Cross-multiplication is a helpful technique used to solve equations that involve fractions. When you encounter an equation where each side is a fraction like \( \frac{3}{7x-2} = \frac{9}{3x+1} \), cross-multiplication helps eliminate the fractions, making the equation easier to handle.
To cross-multiply, you multiply the numerator of one fraction by the denominator of the other. In this case:

• Multiply the numerator 3 by the denominator \(3x+1\)
• Multiply the numerator 9 by the denominator \(7x-2\)

This results in the equation \(3(3x+1) = 9(7x-2)\).

This is beneficial because it turns the equation into a more straightforward algebraic expression without fractions, making it easier to manipulate and solve further.

The distributive property is a handy algebraic rule that states that a term can be distributed across terms inside a parenthesis for multiplication. In our case, after cross-multiplying, we have the equation \( 3(3x+1) = 9(7x-2) \).

Using the distributive property, we distribute the constants (3 and 9) across the parentheses:

• \( 3 \times 3x + 3 \times 1 = 9 \times 7x - 9 \times 2 \)

This simplifies to \( 9x + 3 = 63x - 18 \).

Applying the distributive property ensures each term inside the parentheses is multiplied correctly, which is a crucial foundation for simplifying equations and solving them accurately.

In algebra, it's essential to combine like terms to consolidate and simplify equations. This involves moving and combining terms with the same variable on one side of the equation, and constant terms on the other side.
By rearranging \( 9x + 3 = 63x - 18 \), we aim to get all the \( x \) terms on one side and numeric values on the other. Subtracting \( 9x \) from both sides gives us \( 3 = 54x - 18 \).
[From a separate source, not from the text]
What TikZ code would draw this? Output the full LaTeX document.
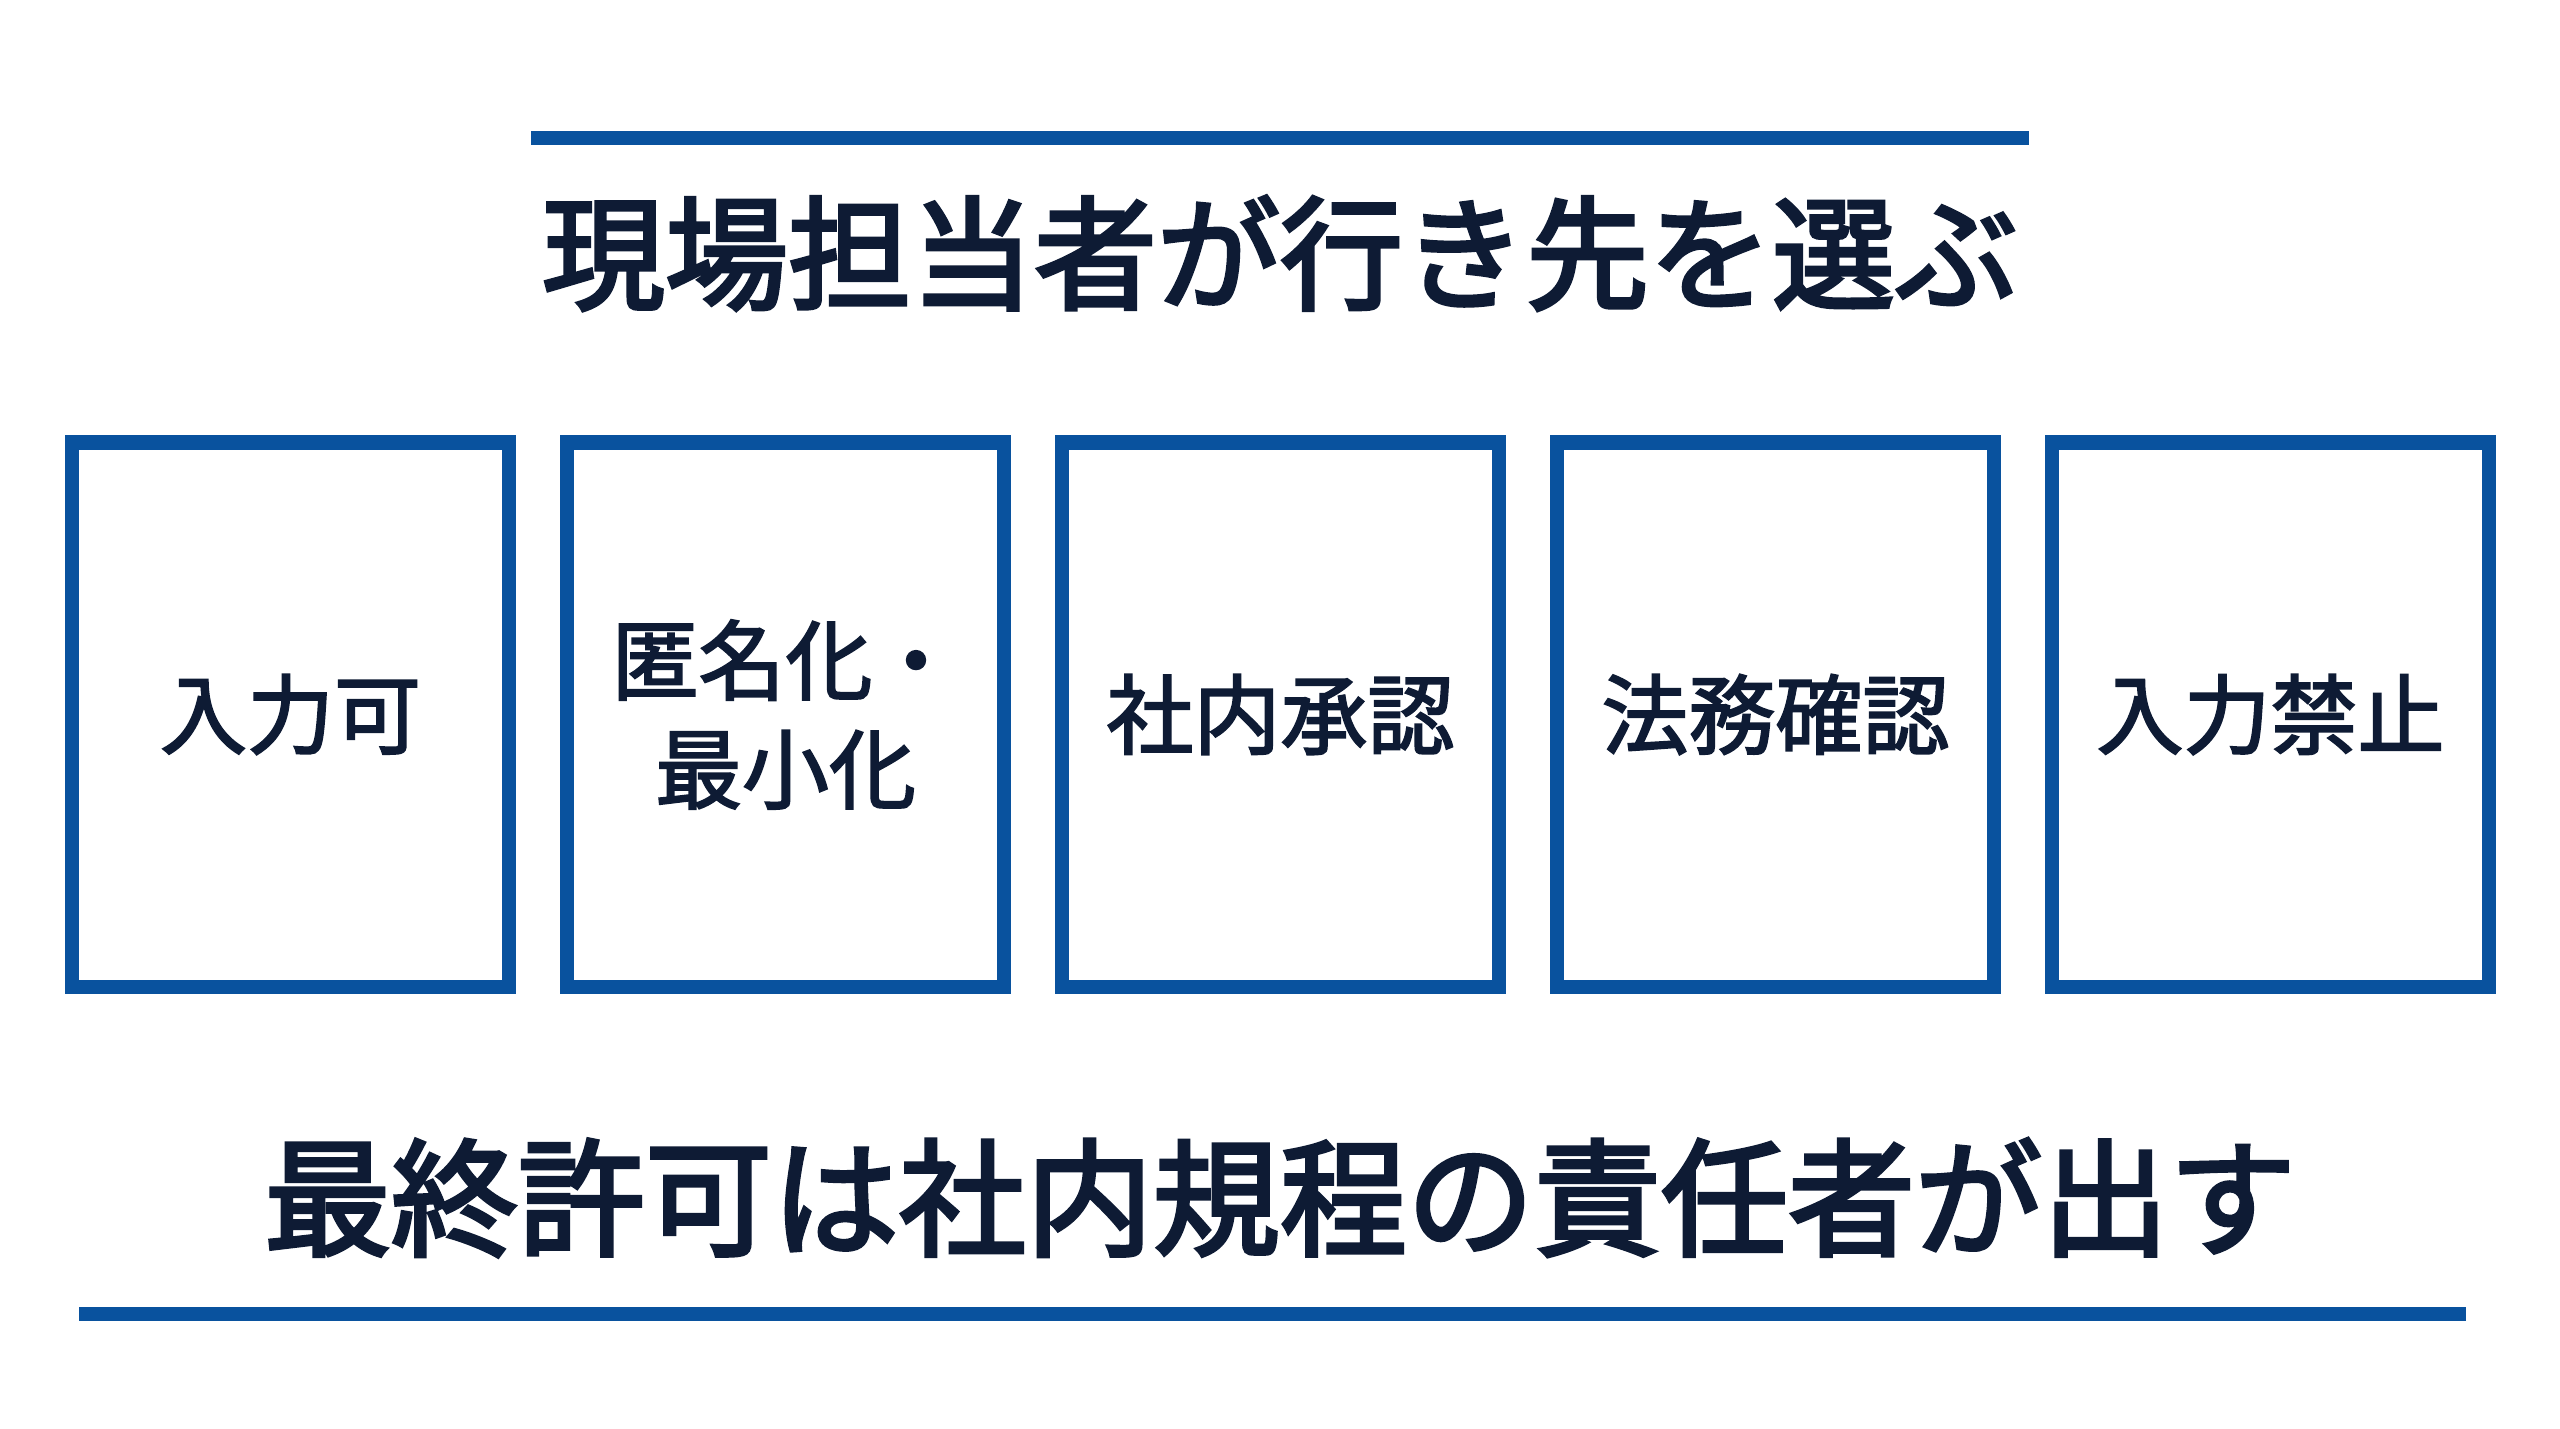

Once similar terms are grouped, equations become much easier to solve. Combining like terms is a fundamental step in simplifying complex algebraic expressions.

Solving for variables is the process of isolating the variable to find its value. After simplifying the equation to \( 3 = 54x - 18 \), we further isolate \( x \) by getting rid of other numbers on the same side.
Add 18 to both sides to move the constant term: \( 3 + 18 = 54x \). This simplifies to \( 21 = 54x \).
Finally, to get \( x \) by itself, divide both sides by 54, resulting in \( x = \frac{21}{54} \). By simplifying the fraction, we find \( x = \frac{7}{18} \).

This final step of solving for \( x \) lets you identify the value that satisfies the original equation, using skills to manipulate and simplify the equation's structure.